(Given request) Go through the listing and pick out each line with the word "matplotlib" in it.

(Dataset extract)
════════════════════
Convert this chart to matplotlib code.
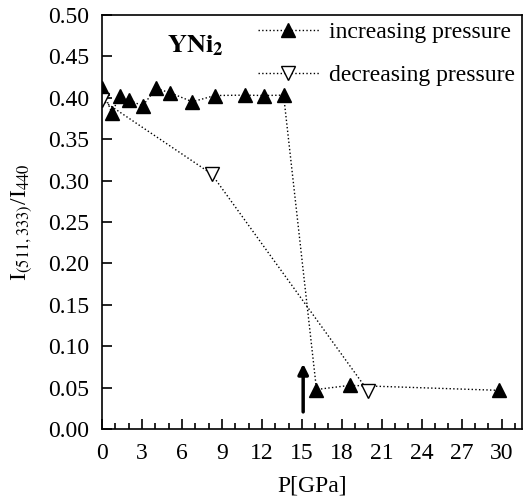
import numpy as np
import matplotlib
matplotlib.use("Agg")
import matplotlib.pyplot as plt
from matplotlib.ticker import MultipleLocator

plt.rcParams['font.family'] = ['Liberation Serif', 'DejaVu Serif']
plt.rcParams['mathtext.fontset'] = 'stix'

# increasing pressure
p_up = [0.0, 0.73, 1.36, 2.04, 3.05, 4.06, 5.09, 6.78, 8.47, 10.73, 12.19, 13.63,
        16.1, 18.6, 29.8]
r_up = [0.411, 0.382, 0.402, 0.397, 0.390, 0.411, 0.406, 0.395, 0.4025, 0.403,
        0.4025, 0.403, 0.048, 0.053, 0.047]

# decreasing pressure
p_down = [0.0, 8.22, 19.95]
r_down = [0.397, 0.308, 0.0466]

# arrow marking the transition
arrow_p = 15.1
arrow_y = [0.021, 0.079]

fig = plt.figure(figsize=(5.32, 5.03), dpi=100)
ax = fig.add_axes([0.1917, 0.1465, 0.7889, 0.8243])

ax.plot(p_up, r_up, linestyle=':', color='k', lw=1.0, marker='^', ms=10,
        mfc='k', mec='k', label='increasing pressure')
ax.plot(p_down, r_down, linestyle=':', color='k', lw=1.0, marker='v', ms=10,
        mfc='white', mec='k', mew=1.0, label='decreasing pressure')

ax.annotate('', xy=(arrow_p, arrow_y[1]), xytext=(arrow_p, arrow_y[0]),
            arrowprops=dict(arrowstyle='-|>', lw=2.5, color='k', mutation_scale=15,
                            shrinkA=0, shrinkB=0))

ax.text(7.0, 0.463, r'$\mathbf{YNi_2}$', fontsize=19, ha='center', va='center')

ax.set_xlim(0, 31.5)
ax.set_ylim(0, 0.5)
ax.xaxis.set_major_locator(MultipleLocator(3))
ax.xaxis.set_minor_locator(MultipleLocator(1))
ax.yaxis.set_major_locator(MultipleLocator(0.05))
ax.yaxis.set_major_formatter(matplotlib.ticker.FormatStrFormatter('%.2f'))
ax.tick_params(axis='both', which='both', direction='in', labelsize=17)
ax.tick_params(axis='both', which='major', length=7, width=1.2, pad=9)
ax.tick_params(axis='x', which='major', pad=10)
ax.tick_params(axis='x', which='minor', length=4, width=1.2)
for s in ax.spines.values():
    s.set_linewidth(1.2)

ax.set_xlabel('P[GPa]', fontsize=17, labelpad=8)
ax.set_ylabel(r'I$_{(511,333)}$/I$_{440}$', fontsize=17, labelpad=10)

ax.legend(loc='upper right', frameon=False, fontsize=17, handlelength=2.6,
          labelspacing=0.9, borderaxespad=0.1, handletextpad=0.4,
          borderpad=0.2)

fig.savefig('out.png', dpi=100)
════════════════════
(Answer to this exercise)
Convert this chart to matplotlib code.
import matplotlib
matplotlib.use("Agg")
import matplotlib.pyplot as plt
from matplotlib.ticker import MultipleLocator
ax.yaxis.set_major_formatter(matplotlib.ticker.FormatStrFormatter('%.2f'))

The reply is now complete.